— Goal of the exercise —
Below are records to repeat exactly. Omit the pictures from the copy.

(Figure scripts)
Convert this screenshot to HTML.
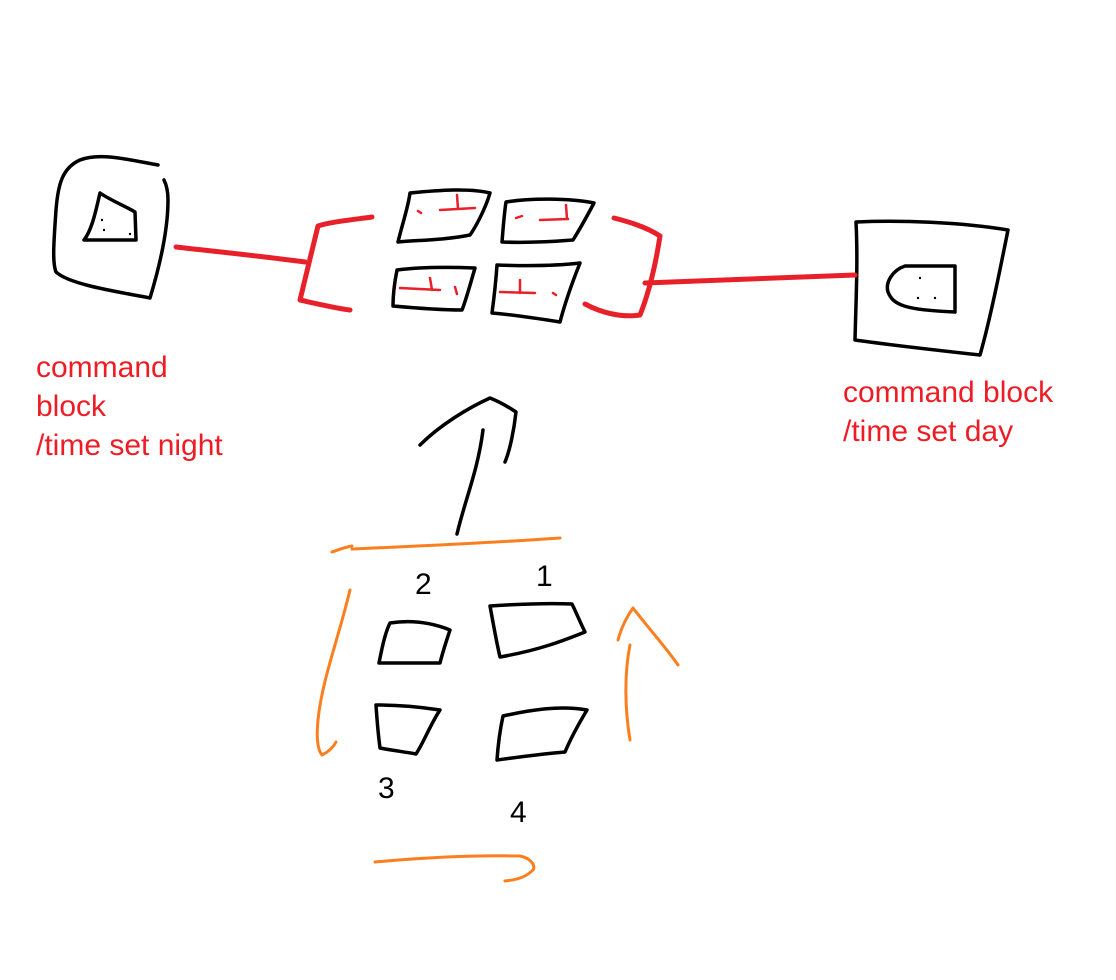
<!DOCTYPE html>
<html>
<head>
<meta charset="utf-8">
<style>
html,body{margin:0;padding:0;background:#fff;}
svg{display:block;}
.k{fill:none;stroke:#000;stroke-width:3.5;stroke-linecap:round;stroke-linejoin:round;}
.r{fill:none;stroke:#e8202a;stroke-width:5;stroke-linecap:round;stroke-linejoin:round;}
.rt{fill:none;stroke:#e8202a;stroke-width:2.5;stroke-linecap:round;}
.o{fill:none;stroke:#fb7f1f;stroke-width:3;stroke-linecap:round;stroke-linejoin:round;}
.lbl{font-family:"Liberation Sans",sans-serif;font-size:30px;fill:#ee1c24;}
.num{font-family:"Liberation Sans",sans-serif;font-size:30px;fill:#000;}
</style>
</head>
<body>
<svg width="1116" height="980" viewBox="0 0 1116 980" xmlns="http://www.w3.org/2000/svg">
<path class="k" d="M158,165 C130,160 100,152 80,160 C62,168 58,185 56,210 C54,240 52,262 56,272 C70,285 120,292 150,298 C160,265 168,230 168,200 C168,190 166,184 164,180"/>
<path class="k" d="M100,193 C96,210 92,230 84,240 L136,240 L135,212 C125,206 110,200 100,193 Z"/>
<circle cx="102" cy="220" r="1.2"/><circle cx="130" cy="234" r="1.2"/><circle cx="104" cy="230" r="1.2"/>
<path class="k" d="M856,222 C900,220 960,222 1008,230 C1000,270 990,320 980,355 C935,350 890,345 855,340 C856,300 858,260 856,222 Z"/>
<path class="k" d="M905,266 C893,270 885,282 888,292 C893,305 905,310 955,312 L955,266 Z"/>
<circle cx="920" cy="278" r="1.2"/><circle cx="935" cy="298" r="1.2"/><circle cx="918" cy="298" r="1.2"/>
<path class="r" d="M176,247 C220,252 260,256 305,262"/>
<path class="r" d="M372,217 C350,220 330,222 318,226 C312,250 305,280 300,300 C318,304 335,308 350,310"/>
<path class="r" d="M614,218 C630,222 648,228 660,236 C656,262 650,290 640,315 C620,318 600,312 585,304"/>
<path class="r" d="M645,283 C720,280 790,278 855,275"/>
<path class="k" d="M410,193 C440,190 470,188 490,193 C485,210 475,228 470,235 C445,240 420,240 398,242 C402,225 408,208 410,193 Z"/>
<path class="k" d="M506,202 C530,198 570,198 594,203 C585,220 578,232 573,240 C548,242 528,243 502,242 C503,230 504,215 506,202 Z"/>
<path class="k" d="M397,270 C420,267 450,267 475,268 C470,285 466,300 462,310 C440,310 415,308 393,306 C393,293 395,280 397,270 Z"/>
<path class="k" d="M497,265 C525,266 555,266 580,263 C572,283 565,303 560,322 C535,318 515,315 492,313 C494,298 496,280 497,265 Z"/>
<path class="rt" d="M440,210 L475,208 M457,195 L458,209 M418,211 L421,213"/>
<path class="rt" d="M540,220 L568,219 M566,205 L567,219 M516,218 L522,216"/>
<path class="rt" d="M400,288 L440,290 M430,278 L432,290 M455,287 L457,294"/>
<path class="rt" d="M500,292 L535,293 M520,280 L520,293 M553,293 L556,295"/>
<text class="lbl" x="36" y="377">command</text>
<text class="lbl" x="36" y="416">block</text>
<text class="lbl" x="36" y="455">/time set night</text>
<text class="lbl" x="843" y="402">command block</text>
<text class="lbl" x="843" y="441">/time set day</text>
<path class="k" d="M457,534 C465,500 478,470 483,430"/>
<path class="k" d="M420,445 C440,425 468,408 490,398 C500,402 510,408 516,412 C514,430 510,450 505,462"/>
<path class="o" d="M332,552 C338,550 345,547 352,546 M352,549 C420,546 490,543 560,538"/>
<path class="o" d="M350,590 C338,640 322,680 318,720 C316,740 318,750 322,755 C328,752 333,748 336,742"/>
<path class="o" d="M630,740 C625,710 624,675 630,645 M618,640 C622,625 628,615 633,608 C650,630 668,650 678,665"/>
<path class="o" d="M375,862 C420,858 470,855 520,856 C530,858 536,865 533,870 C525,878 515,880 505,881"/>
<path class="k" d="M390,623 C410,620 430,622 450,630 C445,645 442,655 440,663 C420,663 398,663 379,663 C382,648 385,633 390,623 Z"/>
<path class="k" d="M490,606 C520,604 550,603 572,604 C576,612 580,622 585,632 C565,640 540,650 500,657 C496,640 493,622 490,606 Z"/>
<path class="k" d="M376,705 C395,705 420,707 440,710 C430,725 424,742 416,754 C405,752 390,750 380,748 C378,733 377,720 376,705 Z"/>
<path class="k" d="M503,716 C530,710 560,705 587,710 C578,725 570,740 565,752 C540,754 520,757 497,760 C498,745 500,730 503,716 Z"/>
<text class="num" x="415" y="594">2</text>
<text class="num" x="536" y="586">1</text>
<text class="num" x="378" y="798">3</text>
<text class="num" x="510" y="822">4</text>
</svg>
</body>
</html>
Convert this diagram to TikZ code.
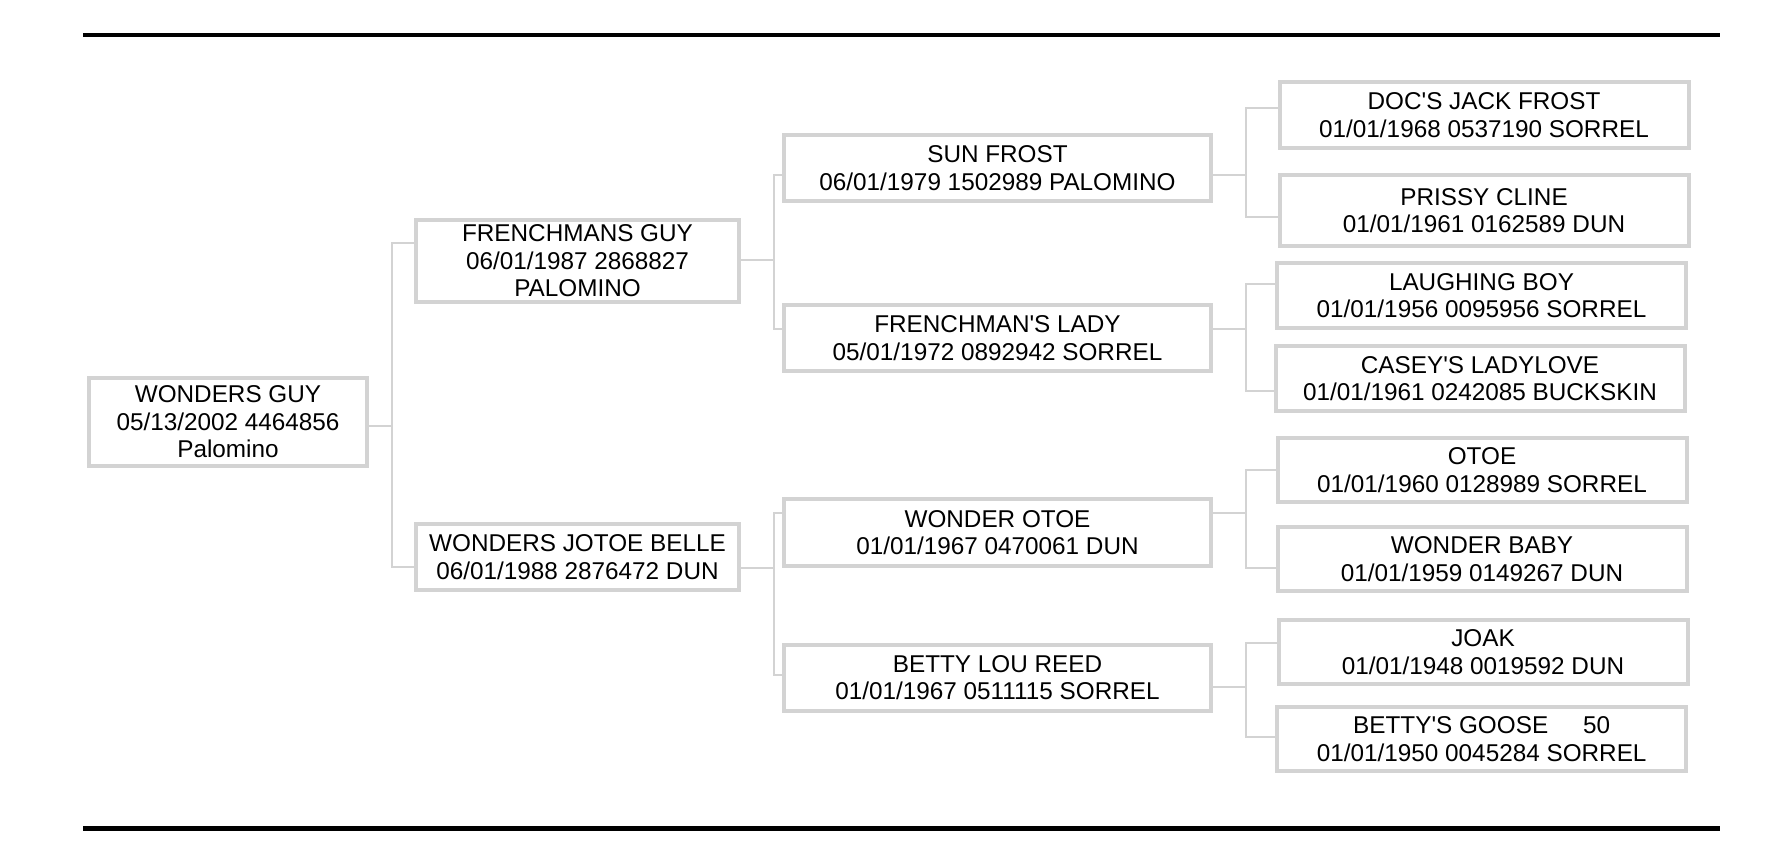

— Task result —
Convert this screenshot to HTML.
<!DOCTYPE html>
<html>
<head>
<meta charset="utf-8">
<style>
html,body{margin:0;padding:0;background:#fff;}
svg{display:block;}
.k{fill:none;stroke:#000;stroke-width:3.5;stroke-linecap:round;stroke-linejoin:round;}
.r{fill:none;stroke:#e8202a;stroke-width:5;stroke-linecap:round;stroke-linejoin:round;}
.rt{fill:none;stroke:#e8202a;stroke-width:2.5;stroke-linecap:round;}
.o{fill:none;stroke:#fb7f1f;stroke-width:3;stroke-linecap:round;stroke-linejoin:round;}
.lbl{font-family:"Liberation Sans",sans-serif;font-size:30px;fill:#ee1c24;}
.num{font-family:"Liberation Sans",sans-serif;font-size:30px;fill:#000;}
</style>
</head>
<body>
<svg width="1116" height="980" viewBox="0 0 1116 980" xmlns="http://www.w3.org/2000/svg">
<path class="k" d="M158,165 C130,160 100,152 80,160 C62,168 58,185 56,210 C54,240 52,262 56,272 C70,285 120,292 150,298 C160,265 168,230 168,200 C168,190 166,184 164,180"/>
<path class="k" d="M100,193 C96,210 92,230 84,240 L136,240 L135,212 C125,206 110,200 100,193 Z"/>
<circle cx="102" cy="220" r="1.2"/><circle cx="130" cy="234" r="1.2"/><circle cx="104" cy="230" r="1.2"/>
<path class="k" d="M856,222 C900,220 960,222 1008,230 C1000,270 990,320 980,355 C935,350 890,345 855,340 C856,300 858,260 856,222 Z"/>
<path class="k" d="M905,266 C893,270 885,282 888,292 C893,305 905,310 955,312 L955,266 Z"/>
<circle cx="920" cy="278" r="1.2"/><circle cx="935" cy="298" r="1.2"/><circle cx="918" cy="298" r="1.2"/>
<path class="r" d="M176,247 C220,252 260,256 305,262"/>
<path class="r" d="M372,217 C350,220 330,222 318,226 C312,250 305,280 300,300 C318,304 335,308 350,310"/>
<path class="r" d="M614,218 C630,222 648,228 660,236 C656,262 650,290 640,315 C620,318 600,312 585,304"/>
<path class="r" d="M645,283 C720,280 790,278 855,275"/>
<path class="k" d="M410,193 C440,190 470,188 490,193 C485,210 475,228 470,235 C445,240 420,240 398,242 C402,225 408,208 410,193 Z"/>
<path class="k" d="M506,202 C530,198 570,198 594,203 C585,220 578,232 573,240 C548,242 528,243 502,242 C503,230 504,215 506,202 Z"/>
<path class="k" d="M397,270 C420,267 450,267 475,268 C470,285 466,300 462,310 C440,310 415,308 393,306 C393,293 395,280 397,270 Z"/>
<path class="k" d="M497,265 C525,266 555,266 580,263 C572,283 565,303 560,322 C535,318 515,315 492,313 C494,298 496,280 497,265 Z"/>
<path class="rt" d="M440,210 L475,208 M457,195 L458,209 M418,211 L421,213"/>
<path class="rt" d="M540,220 L568,219 M566,205 L567,219 M516,218 L522,216"/>
<path class="rt" d="M400,288 L440,290 M430,278 L432,290 M455,287 L457,294"/>
<path class="rt" d="M500,292 L535,293 M520,280 L520,293 M553,293 L556,295"/>
<text class="lbl" x="36" y="377">command</text>
<text class="lbl" x="36" y="416">block</text>
<text class="lbl" x="36" y="455">/time set night</text>
<text class="lbl" x="843" y="402">command block</text>
<text class="lbl" x="843" y="441">/time set day</text>
<path class="k" d="M457,534 C465,500 478,470 483,430"/>
<path class="k" d="M420,445 C440,425 468,408 490,398 C500,402 510,408 516,412 C514,430 510,450 505,462"/>
<path class="o" d="M332,552 C338,550 345,547 352,546 M352,549 C420,546 490,543 560,538"/>
<path class="o" d="M350,590 C338,640 322,680 318,720 C316,740 318,750 322,755 C328,752 333,748 336,742"/>
<path class="o" d="M630,740 C625,710 624,675 630,645 M618,640 C622,625 628,615 633,608 C650,630 668,650 678,665"/>
<path class="o" d="M375,862 C420,858 470,855 520,856 C530,858 536,865 533,870 C525,878 515,880 505,881"/>
<path class="k" d="M390,623 C410,620 430,622 450,630 C445,645 442,655 440,663 C420,663 398,663 379,663 C382,648 385,633 390,623 Z"/>
<path class="k" d="M490,606 C520,604 550,603 572,604 C576,612 580,622 585,632 C565,640 540,650 500,657 C496,640 493,622 490,606 Z"/>
<path class="k" d="M376,705 C395,705 420,707 440,710 C430,725 424,742 416,754 C405,752 390,750 380,748 C378,733 377,720 376,705 Z"/>
<path class="k" d="M503,716 C530,710 560,705 587,710 C578,725 570,740 565,752 C540,754 520,757 497,760 C498,745 500,730 503,716 Z"/>
<text class="num" x="415" y="594">2</text>
<text class="num" x="536" y="586">1</text>
<text class="num" x="378" y="798">3</text>
<text class="num" x="510" y="822">4</text>
</svg>
</body>
</html>
Convert this diagram to TikZ code.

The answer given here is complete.